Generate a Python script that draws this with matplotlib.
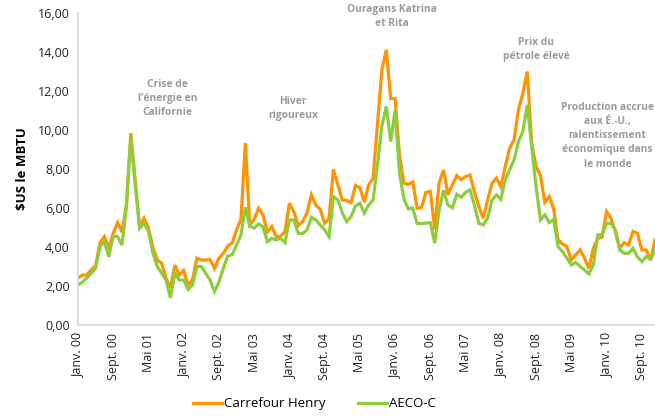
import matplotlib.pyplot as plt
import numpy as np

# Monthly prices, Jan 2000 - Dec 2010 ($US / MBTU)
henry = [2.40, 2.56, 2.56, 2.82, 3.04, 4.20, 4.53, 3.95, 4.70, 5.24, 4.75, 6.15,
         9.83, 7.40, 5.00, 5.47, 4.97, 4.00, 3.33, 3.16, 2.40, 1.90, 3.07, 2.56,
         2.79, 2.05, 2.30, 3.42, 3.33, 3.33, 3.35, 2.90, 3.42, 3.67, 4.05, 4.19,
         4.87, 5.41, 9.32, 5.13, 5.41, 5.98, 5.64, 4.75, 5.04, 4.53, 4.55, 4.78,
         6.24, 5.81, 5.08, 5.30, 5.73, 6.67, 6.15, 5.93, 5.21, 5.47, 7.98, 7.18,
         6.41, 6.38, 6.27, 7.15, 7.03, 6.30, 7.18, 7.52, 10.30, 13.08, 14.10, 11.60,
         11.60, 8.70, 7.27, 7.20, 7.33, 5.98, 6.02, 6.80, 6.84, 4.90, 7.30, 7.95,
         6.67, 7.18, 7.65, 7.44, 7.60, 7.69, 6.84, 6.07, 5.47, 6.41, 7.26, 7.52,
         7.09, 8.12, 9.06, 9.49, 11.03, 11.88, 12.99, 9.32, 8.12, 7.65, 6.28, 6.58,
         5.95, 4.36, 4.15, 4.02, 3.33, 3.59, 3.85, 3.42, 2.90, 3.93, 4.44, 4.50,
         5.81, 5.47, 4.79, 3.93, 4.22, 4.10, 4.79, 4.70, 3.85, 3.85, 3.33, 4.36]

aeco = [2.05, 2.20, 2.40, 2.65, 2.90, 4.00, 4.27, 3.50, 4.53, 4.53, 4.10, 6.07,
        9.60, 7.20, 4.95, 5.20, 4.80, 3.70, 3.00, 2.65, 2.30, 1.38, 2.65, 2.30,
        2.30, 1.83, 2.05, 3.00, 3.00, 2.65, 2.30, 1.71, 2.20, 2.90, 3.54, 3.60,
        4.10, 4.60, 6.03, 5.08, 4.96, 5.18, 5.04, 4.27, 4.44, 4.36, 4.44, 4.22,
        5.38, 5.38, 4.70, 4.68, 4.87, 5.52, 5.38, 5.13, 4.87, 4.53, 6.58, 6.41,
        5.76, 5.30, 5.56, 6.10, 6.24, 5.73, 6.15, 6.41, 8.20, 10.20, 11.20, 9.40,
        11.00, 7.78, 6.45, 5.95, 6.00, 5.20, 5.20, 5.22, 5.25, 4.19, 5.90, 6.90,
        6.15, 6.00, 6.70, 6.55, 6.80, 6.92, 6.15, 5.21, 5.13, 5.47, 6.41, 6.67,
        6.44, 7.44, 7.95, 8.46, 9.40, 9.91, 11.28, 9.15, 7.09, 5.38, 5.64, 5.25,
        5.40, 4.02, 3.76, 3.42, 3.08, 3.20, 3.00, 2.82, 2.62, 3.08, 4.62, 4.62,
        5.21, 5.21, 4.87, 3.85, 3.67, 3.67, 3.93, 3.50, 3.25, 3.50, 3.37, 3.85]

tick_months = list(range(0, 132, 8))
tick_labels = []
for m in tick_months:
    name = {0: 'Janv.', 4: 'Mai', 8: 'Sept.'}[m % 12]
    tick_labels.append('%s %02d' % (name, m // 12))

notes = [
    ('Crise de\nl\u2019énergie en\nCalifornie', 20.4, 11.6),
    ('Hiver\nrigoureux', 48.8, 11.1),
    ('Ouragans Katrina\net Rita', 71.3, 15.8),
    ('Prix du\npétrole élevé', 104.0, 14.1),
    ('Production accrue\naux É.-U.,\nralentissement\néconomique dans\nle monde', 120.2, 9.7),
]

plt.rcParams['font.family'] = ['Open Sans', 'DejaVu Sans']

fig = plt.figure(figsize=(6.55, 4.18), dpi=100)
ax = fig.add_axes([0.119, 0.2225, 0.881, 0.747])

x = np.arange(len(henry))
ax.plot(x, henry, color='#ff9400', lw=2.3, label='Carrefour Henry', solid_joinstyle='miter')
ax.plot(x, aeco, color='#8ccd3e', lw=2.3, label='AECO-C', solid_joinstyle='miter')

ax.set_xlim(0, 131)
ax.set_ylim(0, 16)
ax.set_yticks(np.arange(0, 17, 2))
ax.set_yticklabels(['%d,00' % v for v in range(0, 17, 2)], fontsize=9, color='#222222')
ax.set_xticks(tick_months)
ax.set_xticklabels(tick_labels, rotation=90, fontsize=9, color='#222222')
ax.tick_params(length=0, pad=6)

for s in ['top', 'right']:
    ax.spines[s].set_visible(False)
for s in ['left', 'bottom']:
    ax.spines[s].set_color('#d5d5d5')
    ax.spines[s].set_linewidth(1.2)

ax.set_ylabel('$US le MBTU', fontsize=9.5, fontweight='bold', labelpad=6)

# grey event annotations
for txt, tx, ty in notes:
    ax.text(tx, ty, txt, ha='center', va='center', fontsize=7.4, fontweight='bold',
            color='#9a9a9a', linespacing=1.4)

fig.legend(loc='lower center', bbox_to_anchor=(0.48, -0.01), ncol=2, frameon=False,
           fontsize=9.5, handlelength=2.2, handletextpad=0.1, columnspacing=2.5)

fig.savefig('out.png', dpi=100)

:: Problem statement ::
Copy the listing over exactly, skipping the pictures it holds.

:: Expected answer ::
Generate a Python script that draws this with matplotlib.
import matplotlib.pyplot as plt
import numpy as np

# Monthly prices, Jan 2000 - Dec 2010 ($US / MBTU)
henry = [2.40, 2.56, 2.56, 2.82, 3.04, 4.20, 4.53, 3.95, 4.70, 5.24, 4.75, 6.15,
         9.83, 7.40, 5.00, 5.47, 4.97, 4.00, 3.33, 3.16, 2.40, 1.90, 3.07, 2.56,
         2.79, 2.05, 2.30, 3.42, 3.33, 3.33, 3.35, 2.90, 3.42, 3.67, 4.05, 4.19,
         4.87, 5.41, 9.32, 5.13, 5.41, 5.98, 5.64, 4.75, 5.04, 4.53, 4.55, 4.78,
         6.24, 5.81, 5.08, 5.30, 5.73, 6.67, 6.15, 5.93, 5.21, 5.47, 7.98, 7.18,
         6.41, 6.38, 6.27, 7.15, 7.03, 6.30, 7.18, 7.52, 10.30, 13.08, 14.10, 11.60,
         11.60, 8.70, 7.27, 7.20, 7.33, 5.98, 6.02, 6.80, 6.84, 4.90, 7.30, 7.95,
         6.67, 7.18, 7.65, 7.44, 7.60, 7.69, 6.84, 6.07, 5.47, 6.41, 7.26, 7.52,
         7.09, 8.12, 9.06, 9.49, 11.03, 11.88, 12.99, 9.32, 8.12, 7.65, 6.28, 6.58,
         5.95, 4.36, 4.15, 4.02, 3.33, 3.59, 3.85, 3.42, 2.90, 3.93, 4.44, 4.50,
         5.81, 5.47, 4.79, 3.93, 4.22, 4.10, 4.79, 4.70, 3.85, 3.85, 3.33, 4.36]

aeco = [2.05, 2.20, 2.40, 2.65, 2.90, 4.00, 4.27, 3.50, 4.53, 4.53, 4.10, 6.07,
        9.60, 7.20, 4.95, 5.20, 4.80, 3.70, 3.00, 2.65, 2.30, 1.38, 2.65, 2.30,
        2.30, 1.83, 2.05, 3.00, 3.00, 2.65, 2.30, 1.71, 2.20, 2.90, 3.54, 3.60,
        4.10, 4.60, 6.03, 5.08, 4.96, 5.18, 5.04, 4.27, 4.44, 4.36, 4.44, 4.22,
        5.38, 5.38, 4.70, 4.68, 4.87, 5.52, 5.38, 5.13, 4.87, 4.53, 6.58, 6.41,
        5.76, 5.30, 5.56, 6.10, 6.24, 5.73, 6.15, 6.41, 8.20, 10.20, 11.20, 9.40,
        11.00, 7.78, 6.45, 5.95, 6.00, 5.20, 5.20, 5.22, 5.25, 4.19, 5.90, 6.90,
        6.15, 6.00, 6.70, 6.55, 6.80, 6.92, 6.15, 5.21, 5.13, 5.47, 6.41, 6.67,
        6.44, 7.44, 7.95, 8.46, 9.40, 9.91, 11.28, 9.15, 7.09, 5.38, 5.64, 5.25,
        5.40, 4.02, 3.76, 3.42, 3.08, 3.20, 3.00, 2.82, 2.62, 3.08, 4.62, 4.62,
        5.21, 5.21, 4.87, 3.85, 3.67, 3.67, 3.93, 3.50, 3.25, 3.50, 3.37, 3.85]

tick_months = list(range(0, 132, 8))
tick_labels = []
for m in tick_months:
    name = {0: 'Janv.', 4: 'Mai', 8: 'Sept.'}[m % 12]
    tick_labels.append('%s %02d' % (name, m // 12))

notes = [
    ('Crise de\nl\u2019énergie en\nCalifornie', 20.4, 11.6),
    ('Hiver\nrigoureux', 48.8, 11.1),
    ('Ouragans Katrina\net Rita', 71.3, 15.8),
    ('Prix du\npétrole élevé', 104.0, 14.1),
    ('Production accrue\naux É.-U.,\nralentissement\néconomique dans\nle monde', 120.2, 9.7),
]

plt.rcParams['font.family'] = ['Open Sans', 'DejaVu Sans']

fig = plt.figure(figsize=(6.55, 4.18), dpi=100)
ax = fig.add_axes([0.119, 0.2225, 0.881, 0.747])

x = np.arange(len(henry))
ax.plot(x, henry, color='#ff9400', lw=2.3, label='Carrefour Henry', solid_joinstyle='miter')
ax.plot(x, aeco, color='#8ccd3e', lw=2.3, label='AECO-C', solid_joinstyle='miter')

ax.set_xlim(0, 131)
ax.set_ylim(0, 16)
ax.set_yticks(np.arange(0, 17, 2))
ax.set_yticklabels(['%d,00' % v for v in range(0, 17, 2)], fontsize=9, color='#222222')
ax.set_xticks(tick_months)
ax.set_xticklabels(tick_labels, rotation=90, fontsize=9, color='#222222')
ax.tick_params(length=0, pad=6)

for s in ['top', 'right']:
    ax.spines[s].set_visible(False)
for s in ['left', 'bottom']:
    ax.spines[s].set_color('#d5d5d5')
    ax.spines[s].set_linewidth(1.2)

ax.set_ylabel('$US le MBTU', fontsize=9.5, fontweight='bold', labelpad=6)

# grey event annotations
for txt, tx, ty in notes:
    ax.text(tx, ty, txt, ha='center', va='center', fontsize=7.4, fontweight='bold',
            color='#9a9a9a', linespacing=1.4)

fig.legend(loc='lower center', bbox_to_anchor=(0.48, -0.01), ncol=2, frameon=False,
           fontsize=9.5, handlelength=2.2, handletextpad=0.1, columnspacing=2.5)

fig.savefig('out.png', dpi=100)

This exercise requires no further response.